Instruction: Restate, exactly and without pictures, the lines from the start of the listing below through the line holding "1.4, 1.6, 1.8]".
===== Listing
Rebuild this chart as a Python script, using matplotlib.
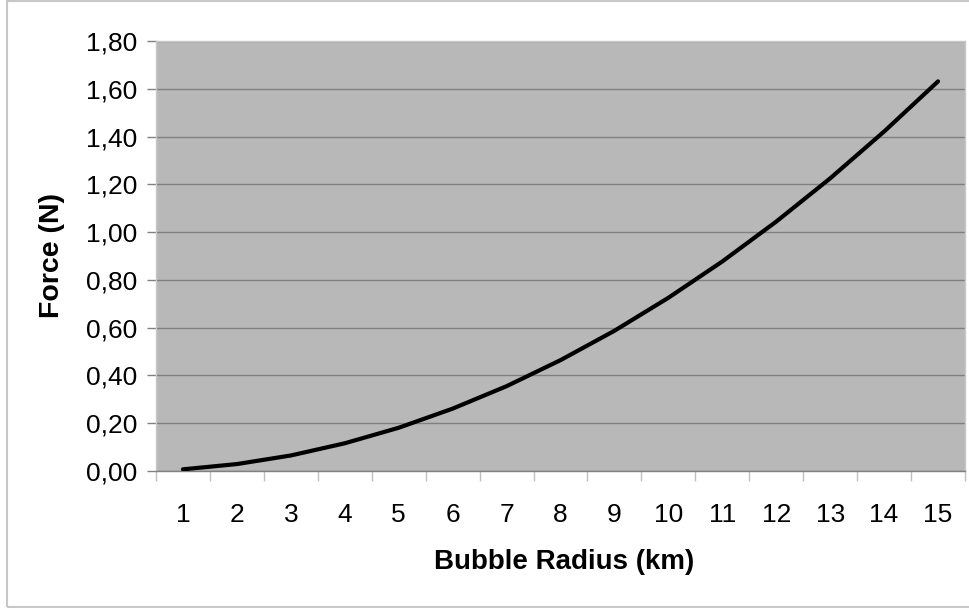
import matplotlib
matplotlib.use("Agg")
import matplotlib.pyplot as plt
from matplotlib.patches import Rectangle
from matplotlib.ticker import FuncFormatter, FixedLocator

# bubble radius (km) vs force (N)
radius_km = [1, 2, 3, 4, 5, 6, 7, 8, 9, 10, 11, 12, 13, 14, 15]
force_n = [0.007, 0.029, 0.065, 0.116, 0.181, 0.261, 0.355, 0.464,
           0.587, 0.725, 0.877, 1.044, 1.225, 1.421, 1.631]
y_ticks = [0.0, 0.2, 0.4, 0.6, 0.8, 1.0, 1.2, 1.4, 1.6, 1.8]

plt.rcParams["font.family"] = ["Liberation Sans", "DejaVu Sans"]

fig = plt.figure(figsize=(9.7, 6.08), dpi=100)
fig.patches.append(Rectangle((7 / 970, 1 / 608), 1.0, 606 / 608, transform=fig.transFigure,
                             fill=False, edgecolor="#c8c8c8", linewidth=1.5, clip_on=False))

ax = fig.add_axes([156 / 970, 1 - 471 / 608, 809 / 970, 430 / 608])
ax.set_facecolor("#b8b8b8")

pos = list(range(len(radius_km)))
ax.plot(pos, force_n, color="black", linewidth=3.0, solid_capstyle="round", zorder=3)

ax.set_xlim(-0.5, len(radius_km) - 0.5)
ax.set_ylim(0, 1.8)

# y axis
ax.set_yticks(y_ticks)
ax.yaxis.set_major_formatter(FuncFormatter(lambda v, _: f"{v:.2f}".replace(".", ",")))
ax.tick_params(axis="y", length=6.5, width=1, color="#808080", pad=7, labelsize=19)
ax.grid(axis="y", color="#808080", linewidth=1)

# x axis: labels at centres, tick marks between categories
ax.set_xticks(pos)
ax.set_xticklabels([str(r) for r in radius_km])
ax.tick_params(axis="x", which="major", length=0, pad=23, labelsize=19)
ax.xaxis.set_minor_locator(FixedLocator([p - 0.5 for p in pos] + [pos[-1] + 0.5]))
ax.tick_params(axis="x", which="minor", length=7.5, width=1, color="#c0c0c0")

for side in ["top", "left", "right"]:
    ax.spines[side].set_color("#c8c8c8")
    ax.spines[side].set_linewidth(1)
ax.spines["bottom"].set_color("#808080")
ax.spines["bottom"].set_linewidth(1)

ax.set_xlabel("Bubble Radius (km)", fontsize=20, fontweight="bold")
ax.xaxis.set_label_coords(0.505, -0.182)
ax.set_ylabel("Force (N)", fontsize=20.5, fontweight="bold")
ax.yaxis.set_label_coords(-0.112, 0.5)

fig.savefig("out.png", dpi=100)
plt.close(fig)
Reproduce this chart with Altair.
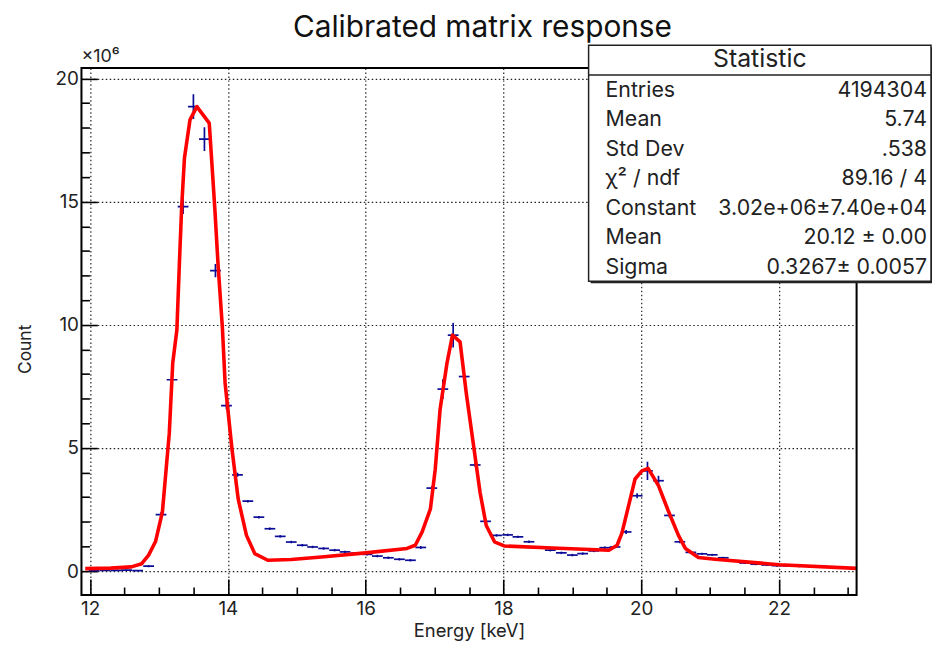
==========
The result:
Rebuild this chart as a Python script, using matplotlib.
import matplotlib
matplotlib.use("Agg")
import matplotlib.pyplot as plt
from matplotlib.patches import Rectangle
from matplotlib.ticker import FuncFormatter, FixedLocator

# bubble radius (km) vs force (N)
radius_km = [1, 2, 3, 4, 5, 6, 7, 8, 9, 10, 11, 12, 13, 14, 15]
force_n = [0.007, 0.029, 0.065, 0.116, 0.181, 0.261, 0.355, 0.464,
           0.587, 0.725, 0.877, 1.044, 1.225, 1.421, 1.631]
y_ticks = [0.0, 0.2, 0.4, 0.6, 0.8, 1.0, 1.2, 1.4, 1.6, 1.8]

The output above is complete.